Kein ungebrochener Siegeszug
Doch die Gründung des Museums Folkwang und die Planung des Hohenhofs als architektonisches Gesamtkunstwerk sind kein ungebrochener Siegeszug. „Mir war es wichtig, das ganze Leben von Osthaus und seiner Frau sichtbar zu machen“, begründet Rainer Stamm seinen Ansatz. Der Kunsthistoriker ist selbst Hagener und seiner Heimatstadt eng verbunden. Er leitet als Direktor das Landesmuseum für Kunst und Kulturgeschichte in Oldenburg. „In der Biographie von Osthaus gibt es zwei Tabuthemen: Das homosexuelle Coming-out von Osthaus und die tragische weitere Geschichte von Gertrud. Es ist wichtig, dass man unverkrampft über die Zerrissenheit dieser Persönlichkeiten schreibt.“
Möglich wurde diese Annäherung, weil Rainer Stamm das Vertrauen der Familie Osthaus besitzt und Zugang zu bisher unveröffentlichten Materialien aus dem Nachlass erhalten hat.

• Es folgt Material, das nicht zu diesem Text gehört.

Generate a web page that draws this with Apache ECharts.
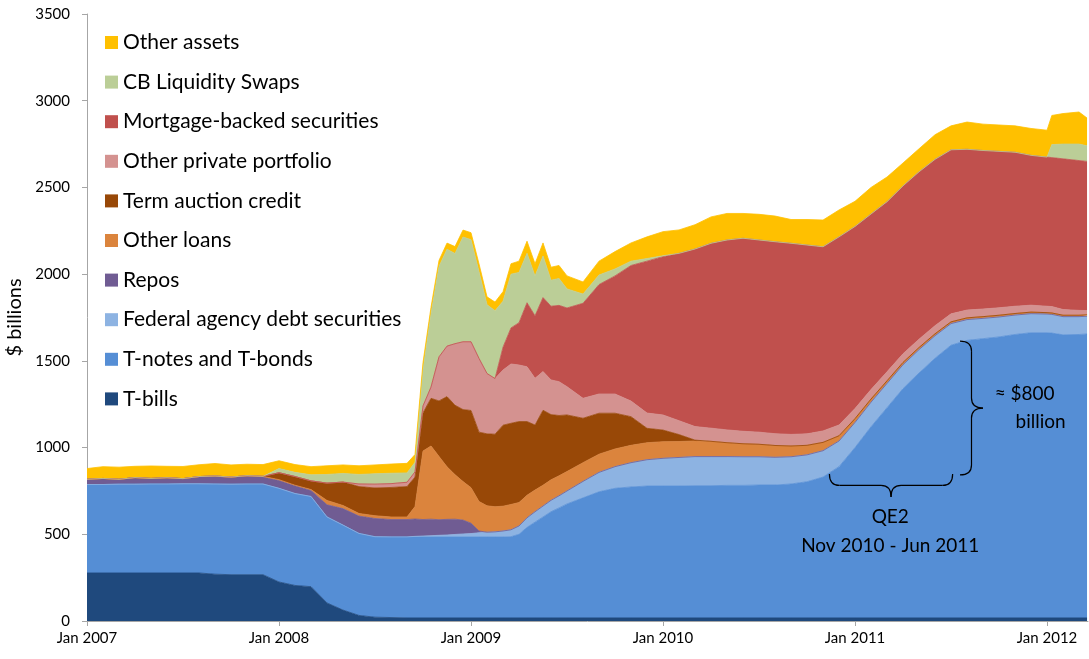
<!DOCTYPE html>
<html>
<head>
<meta charset="utf-8">
<title>Fed balance sheet assets</title>
<script src="https://cdn.jsdelivr.net/npm/echarts@6/dist/echarts.min.js"></script>
<style>
  html, body { margin: 0; padding: 0; background: #fff; }
  #chart { width: 1089px; height: 659px; }
</style>
</head>
<body>
<div id="chart"></div>
<script>
// x positions: months since Jan 2007 (semi-monthly through the 2008-09 crisis)
const months = [
  0, 1, 2, 3, 4, 5, 6, 7, 8, 9, 10, 11, 12, 13, 14, 15, 16, 17, 18, 19,
  20, 20.5, 21, 21.5, 22, 22.5, 23, 23.5, 24, 24.5, 25, 25.5, 26, 26.5, 27, 27.5, 28, 28.5, 29, 29.5, 30,
  31, 32, 33, 34, 35, 36, 37, 38, 39, 40, 41, 42, 43, 44, 45, 46, 47, 48, 49, 50,
  51, 52, 53, 54, 55, 56, 57, 58, 59, 60,
  60.3, 61, 62, 62.5
];
const yearTicks = [0, 12, 24, 36, 48, 60];

// $ billions, bottom layer first
const tBills = [
  277, 277, 277, 277, 277, 277, 277, 277, 270, 267, 267, 267, 225, 205, 198, 104, 63, 32, 22, 20,
  18, 18, 18, 18, 18, 18, 18, 18, 18, 18, 18, 18, 18, 18, 18, 18, 18, 18, 18, 18, 18,
  18, 18, 18, 18, 18, 18, 18, 18, 18, 18, 18, 18, 18, 18, 18, 18, 18, 18, 18, 18,
  18, 18, 18, 18, 18, 18, 18, 18, 18, 18,
  18, 18, 18, 18
];
const tNotes = [
  510, 510, 512, 512, 513, 513, 514, 514, 520, 522, 523, 523, 540, 530, 520, 496, 490, 473, 464, 465,
  467, 467, 467, 466, 466, 466, 466, 466, 466, 466, 466, 466, 466, 468, 482, 522, 552, 582, 612, 634, 657,
  692, 727, 747, 755, 760, 760, 760, 762, 762, 764, 764, 766, 766, 772, 785, 812, 872, 982, 1102, 1212,
  1322, 1412, 1497, 1572, 1600, 1610, 1620, 1634, 1644, 1644,
  1642, 1632, 1634, 1637
];
const agencyDebt = [
  0, 0, 0, 0, 0, 0, 0, 0, 0, 0, 0, 0, 0, 0, 0, 0, 0, 0, 0, 0,
  0, 3, 5, 8, 10, 12, 15, 18, 20, 25, 28, 30, 35, 40, 48, 55, 60, 63, 66, 70, 75,
  95, 112, 125, 140, 152, 160, 165, 168, 168, 166, 165, 163, 160, 157, 155, 152, 148, 145, 142, 140,
  138, 135, 130, 125, 120, 117, 115, 112, 110, 108,
  108, 105, 103, 102
];
const repos = [
  30, 35, 28, 38, 32, 36, 30, 40, 42, 38, 45, 40, 45, 45, 35, 70, 95, 100, 105, 100,
  100, 100, 95, 95, 90, 90, 88, 80, 60, 10, 0, 0, 0, 0, 0, 0, 0, 0, 0, 0, 0,
  0, 0, 0, 0, 0, 0, 0, 0, 0, 0, 0, 0, 0, 0, 0, 0, 0, 0, 0, 0,
  0, 0, 0, 0, 0, 0, 0, 0, 0, 0,
  0, 0, 0, 0
];
const otherLoans = [
  0, 0, 0, 0, 0, 0, 0, 2, 4, 3, 3, 4, 5, 3, 5, 25, 18, 15, 16, 15,
  15, 72, 395, 422, 365, 303, 257, 222, 205, 170, 152, 145, 143, 146, 135, 130, 125, 120, 118, 115, 112,
  108, 105, 102, 100, 98, 96, 92, 90, 88, 80, 75, 72, 68, 62, 55, 48, 30, 22, 18, 15,
  13, 12, 11, 10, 10, 10, 10, 9, 9, 8,
  8, 8, 8, 8
];
const termAuction = [
  0, 0, 0, 0, 0, 0, 0, 0, 0, 0, 0, 0, 40, 50, 50, 100, 135, 155, 160, 170,
  175, 170, 220, 275, 320, 405, 400, 415, 445, 400, 415, 418, 467, 468, 467, 425, 375, 432, 376, 348, 326,
  256, 236, 206, 165, 83, 67, 40, 5, 0, 0, 0, 0, 0, 0, 0, 0, 0, 0, 0, 0,
  0, 0, 0, 0, 0, 0, 0, 0, 0, 0,
  0, 0, 0, 0
];
const otherPrivate = [
  0, 0, 0, 0, 0, 0, 0, 0, 0, 0, 0, 0, 0, 0, 0, 0, 0, 15, 22, 22,
  25, 30, 40, 65, 254, 291, 355, 391, 396, 425, 348, 321, 318, 342, 326, 316, 269, 223, 200, 195, 163,
  115, 111, 111, 90, 88, 87, 80, 78, 76, 74, 72, 70, 68, 67, 66, 66, 62, 58, 55, 52,
  50, 48, 47, 46, 45, 44, 43, 42, 40, 37,
  37, 33, 28, 25
];
const mbs = [
  0, 0, 0, 0, 0, 0, 0, 0, 0, 0, 0, 0, 0, 0, 0, 0, 0, 0, 0, 0,
  0, 0, 0, 0, 0, 0, 0, 0, 0, 0, 0, 0, 132, 208, 244, 369, 361, 427, 425, 440, 454,
  548, 631, 681, 782, 876, 913, 965, 1024, 1066, 1095, 1113, 1108, 1107, 1102, 1089, 1062, 1085, 1050, 1012, 981,
  968, 965, 959, 946, 927, 914, 902, 888, 864, 860,
  859, 869, 864, 860
];
const cbSwaps = [
  0, 0, 0, 0, 0, 0, 0, 0, 0, 0, 0, 0, 24, 24, 35, 50, 50, 55, 60, 60,
  54, 55, 210, 425, 521, 559, 520, 604, 589, 500, 397, 391, 265, 310, 290, 285, 230, 240, 150, 155, 110,
  53, 55, 40, 25, 15, 5, 0, 0, 0, 0, 0, 0, 0, 0, 0, 0, 0, 0, 0, 0,
  0, 0, 0, 0, 0, 0, 0, 0, 0, 0,
  75, 85, 95, 90
];
const otherAssets = [
  62, 68, 70, 65, 72, 66, 70, 68, 72, 70, 66, 68, 45, 45, 47, 50, 49, 50, 51, 53,
  55, 45, 40, 35, 35, 35, 40, 40, 40, 45, 45, 50, 55, 60, 65, 70, 70, 75, 75, 75, 75,
  70, 80, 100, 105, 125, 139, 135, 140, 152, 153, 143, 148, 148, 137, 147, 154, 155, 145, 153, 142,
  132, 133, 142, 138, 157, 152, 152, 152, 155, 155,
  168, 176, 185, 160
];

const layers = [
  { name: "T-bills", values: tBills, color: "#1F497D" },
  { name: "T-notes and T-bonds", values: tNotes, color: "#558ED5" },
  { name: "Federal agency debt securities", values: agencyDebt, color: "#8DB3E2" },
  { name: "Repos", values: repos, color: "#705C93" },
  { name: "Other loans", values: otherLoans, color: "#DB843D" },
  { name: "Term auction credit", values: termAuction, color: "#984807" },
  { name: "Other private portfolio", values: otherPrivate, color: "#D49290" },
  { name: "Mortgage-backed securities", values: mbs, color: "#C0504D" },
  { name: "CB Liquidity Swaps", values: cbSwaps, color: "#BBCE97" },
  { name: "Other assets", values: otherAssets, color: "#FFC000" },
];

// QE2 annotation anchors, in chart units (month index, $ billions)
const qe2Brace = { from: 46.4, to: 54.1, value: 848 };
const amountBrace = { month: 54.56, from: 842, to: 1614 };
const notes = [
  { text: "QE2", month: 50.2, value: 600 },
  { text: "Nov 2010 - Jun 2011", month: 50.2, value: 432 },
  { text: "\u2248 $800", month: 58.6, value: 1309 },
  { text: "billion", month: 59.6, value: 1147 },
];

(function () {
  const FONT = "Lato, 'Open Sans', sans-serif";
  const chart = echarts.init(document.getElementById("chart"), null, { renderer: "canvas" });

  chart.setOption({
    animation: false,
    backgroundColor: "#fff",
    grid: { left: 87, right: 1, top: 14, bottom: 38, outerBoundsMode: "none" },
    legend: {
      orient: "vertical",
      left: 105,
      top: 32,
      padding: 0,
      icon: "rect",
      itemWidth: 13,
      itemHeight: 13,
      itemGap: 18.6,
      selectedMode: false,
      textStyle: { fontSize: 21, lineHeight: 20, color: "#000", fontFamily: FONT },
      data: layers.map((l) => l.name).reverse(),
    },
    xAxis: {
      type: "value",
      min: 0,
      max: 62.56,
      interval: 12,
      splitLine: { show: false },
      axisLine: { lineStyle: { color: "#A6A6A6" } },
      axisTick: { length: 5, lineStyle: { color: "#A6A6A6" }, customValues: yearTicks },
      axisLabel: {
        customValues: yearTicks,
        fontSize: 15,
        color: "#000",
        fontFamily: FONT,
        margin: 10,
        formatter: (v) => "Jan " + (2007 + Math.round(v / 12)),
      },
    },
    yAxis: {
      type: "value",
      min: 0,
      max: 3500,
      interval: 500,
      name: "$ billions",
      nameLocation: "middle",
      nameGap: 60,
      nameTextStyle: { fontSize: 20, color: "#000", fontFamily: FONT },
      splitLine: { show: false },
      axisLine: { show: true, lineStyle: { color: "#A6A6A6" } },
      axisTick: { show: true, length: 5, lineStyle: { color: "#A6A6A6" } },
      axisLabel: { fontSize: 15, color: "#000", fontFamily: FONT, margin: 17, formatter: (v) => String(v) },
    },
    // value first so that the stacked dimension is the y value (stacked by index)
    series: layers.map((l) => ({
      name: l.name,
      type: "line",
      stack: "assets",
      symbol: "none",
      silent: true,
      emphasis: { disabled: true },
      encode: { x: 1, y: 0 },
      itemStyle: { color: l.color },
      lineStyle: { width: 0.8, color: l.color },
      areaStyle: { color: l.color, opacity: 1 },
      data: months.map((m, i) => [l.values[i], m]),
    })),
  });

  // braces + labels placed through the chart's own scales
  const px = (month, value) => chart.convertToPixel({ gridIndex: 0 }, [month, value]);
  const braceStyle = { stroke: "#000", lineWidth: 1.2, fill: null };

  // each segment: [x1, y1, x2, y2] line, or [x1, y1, x2, y2, cpx, cpy] quadratic curve
  function segs(list) {
    return list.map((s) =>
      s.length === 4
        ? { type: "line", z: 100, silent: true, shape: { x1: s[0], y1: s[1], x2: s[2], y2: s[3] }, style: braceStyle }
        : {
            type: "bezierCurve",
            z: 100,
            silent: true,
            shape: { x1: s[0], y1: s[1], x2: s[2], y2: s[3], cpx1: s[4], cpy1: s[5] },
            style: braceStyle,
          }
    );
  }
  function hBrace(x1, x2, y0, h) {
    const xm = (x1 + x2) / 2, r = 10, ym = y0 + h / 2;
    return segs([
      [x1, y0, x1 + r, ym, x1, ym],
      [x1 + r, ym, xm - r, ym],
      [xm - r, ym, xm, y0 + h, xm, ym],
      [xm, y0 + h, xm + r, ym, xm, ym],
      [xm + r, ym, x2 - r, ym],
      [x2 - r, ym, x2, y0, x2, ym],
    ]);
  }
  function vBrace(x0, y1, y2, w) {
    const ym = (y1 + y2) / 2, r = 10, xm = x0 + w / 2;
    return segs([
      [x0, y1, xm, y1 + r, xm, y1],
      [xm, y1 + r, xm, ym - r],
      [xm, ym - r, x0 + w, ym, xm, ym],
      [x0 + w, ym, xm, ym + r, xm, ym],
      [xm, ym + r, xm, y2 - r],
      [xm, y2 - r, x0, y2, xm, y2],
    ]);
  }

  const a = px(qe2Brace.from, qe2Brace.value);
  const b = px(qe2Brace.to, qe2Brace.value);
  const braceTop = px(amountBrace.month, amountBrace.to);
  const braceBot = px(amountBrace.month, amountBrace.from);

  const graphics = hBrace(a[0], b[0], a[1], 23)
    .concat(vBrace(braceTop[0], braceTop[1], braceBot[1], 23))
    .concat(
      notes.map((n) => {
        const p = px(n.month, n.value);
        return {
          type: "text",
          z: 100,
          x: p[0],
          y: p[1],
          silent: true,
          style: {
            text: n.text,
            fontSize: 19,
            fontFamily: FONT,
            fill: "#000",
            align: "center",
            verticalAlign: "middle",
          },
        };
      })
    );

  chart.setOption({ graphic: graphics });
})();
</script>
</body>
</html>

Heikle Themen angesprochen
Sein Leben lang ist Rainer Stamm fasziniert davon, wie in der Industriestadt Hagen ein Museum entstehen konnte, das in der westeuropäischen Kunstgeschichte immer Erwähnung finden muss. Gleichzeitig kann der Kunsthistoriker heute offener die Themen behandeln, die bei der Monographie von 1971 mit Rücksicht auf die noch lebende Gertrud Osthaus nicht angesprochen wurden. „Gertrud lebte bis 1975. Da wäre es unpassend gewesen, in einer Biographie zu schreiben, dass die Homosexualität von Osthaus das Gesamtkunstwerk Hohenhof zum Implodieren brachte. Auch über Gertruds spätere Verstrickung in den Nationalsozialismus kann man heute freier schreiben. Dafür muss man auch ihre soziale Situation beleuchten. Wie Osthaus stammt sie aus extrem reichem Hause. Frauen durften damals noch nicht studieren, sie konnte nicht Künstlerin werden, das tat man nicht. Sie konnte eigentlich nur heiraten.“
Immer Zeitgenosse
Rainer Stamm und Gloria Köpnick schildern, wie zwei Persönlichkeiten um ihre Aufgabe im Leben ringen, mit allen Widersprüchen. Stamm: „Gertrud Osthaus war vermutlich weltweit der einzige Mensch, der nacheinander mit Else Lasker-Schüler und Heinrich Himmler befreundet war. Und der Millionär Karl Ernst Osthaus tritt 1919 in den Arbeitsrat für Kunst ein. Er hat immer wieder den Mut, seine Überzeugungen über den Haufen zu werfen. Er wollte immer Zeitgenosse sein.“ So wird die Biographie von Gertrud und Karl Ernst Osthaus zum Spiegel eines Jahrhundertbeginns der Umbrüche. Stamm: „Die beiden sind nicht nur Museumsgründer und Sammler. Es ist die Geschichte von zwei großen Suchenden, auf der Suche nach Dingen, die es zumeist noch gar nicht gab.“
Stamm, Rainer / Köpnick, Gloria: Karl Ernst und Gertrud Osthaus. Die Gründer des Folkwang-Museums und ihre Welt. C. H. Beck Verlag, 29,95 €. Ab 5. Februar in Museumsshops und ab 17. Februar im Buchhandel.